Nov. 01–SANTA CRUZ — A San Jose law firm filed a wrongful-death suit against a Santa Cruz County construction company and a subcontractor the plaintiffs said didn’t maintain an overloaded dump truck involved in a deadly wreck July 17 in Modesto.
Plaintiffs Gagandeep Kaur, the truck driver’s widow, and their two sons are suing subcontractor Destination Anywhere and Granite Construction Co., according to the complaint filed Oct. 24 in Santa Cruz County Superior Court.
Granite Construction spokeswoman Jacque Fourchy said it is premature to comment on the details of the case.
“We take this allegation very seriously and are in the process of investigating the events surrounding this case,” Fourchy said.
Yadvinder Singh died when the dump truck, owned by Destination Anywhere of Tracy, had a worn front-right tire blow out on Highway 33 and rolled, crushing the driver, attorney Mark Boskovich wrote in the complaint. The truck was transporting materials from a Granite Construction facility in Tracy to a site in Patterson on Highway 33.
The lawsuit accuses Destination Anywhere of loading the truck 5,000 pounds more than its capacity while knowing it had worn tires, Boskovich wrote.
“They had a general problem with tires on their vehicles,” Boskovich told the Sentinel on Saturday. “With this truck, our driver had notified the boss about the tire issue.”
Boskovich said the supervisor was telling drivers not to go through California Highway Patrol weigh stations to avoid inspection.
The complaint cites federal trucking laws holding Granite Construction liable for the actions of Destination Anywhere.
Destination Anywhere had been cited by Highway Patrol seven times for serious tire violations, and on four of those occasions, its trucks immediately were pulled off the road by authorities, Boskovich said.
Motor carriers must ensure all vehicles and accessories are regularly inspected, maintained and lubricated to ensure they are safe, Boskovich wrote in the lawsuit.

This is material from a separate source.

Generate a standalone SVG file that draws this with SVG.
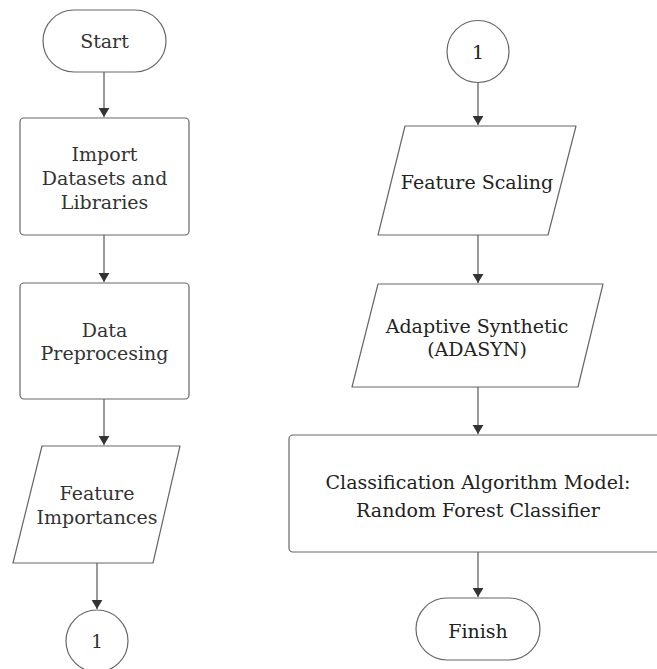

“(The) defendants had their defective commercial vehicles operating but were instructing their drivers to avoid inspection at the CHP weigh/inspection facilities in violation of Vehicle Code 2813,” Boskovich wrote.
Boskovich said the lawsuit is another example of a small trucking company that is breaking the rules with severe consequences. He said large companies hire small firms to cut expenses. He said many small firms are not following the law.
“You can make pretty good money running a trucking business, especially if you cut costs in maintaining your trucks,” Boskovich told the Sentinel. “
The suit seeks an unspecified amount of damages for the driver’s loss of income, the loss of love and comfort, and it seeks injunctive relief — an order that would prohibit the trucking companies from violating the law again, Boskovich said.
The law firm of Corsiglia McMahon & Allard, where Boskovich works, settled a similar case against multiple trucking companies for $9.5 million in August. That case benefitted the Santa Cruz family of Daniel McGuire, who died when a big-rig slammed into his car in traffic July 10, 2014, on Highway 17 near Bear Creek Road.
A trucker hauling dirt was headed downhill and was unable to stop, causing a 10-vehicle collision that injured seven people and killed McGuire. McGuire was partially ejected from his vehicle, according to California Highway Patrol.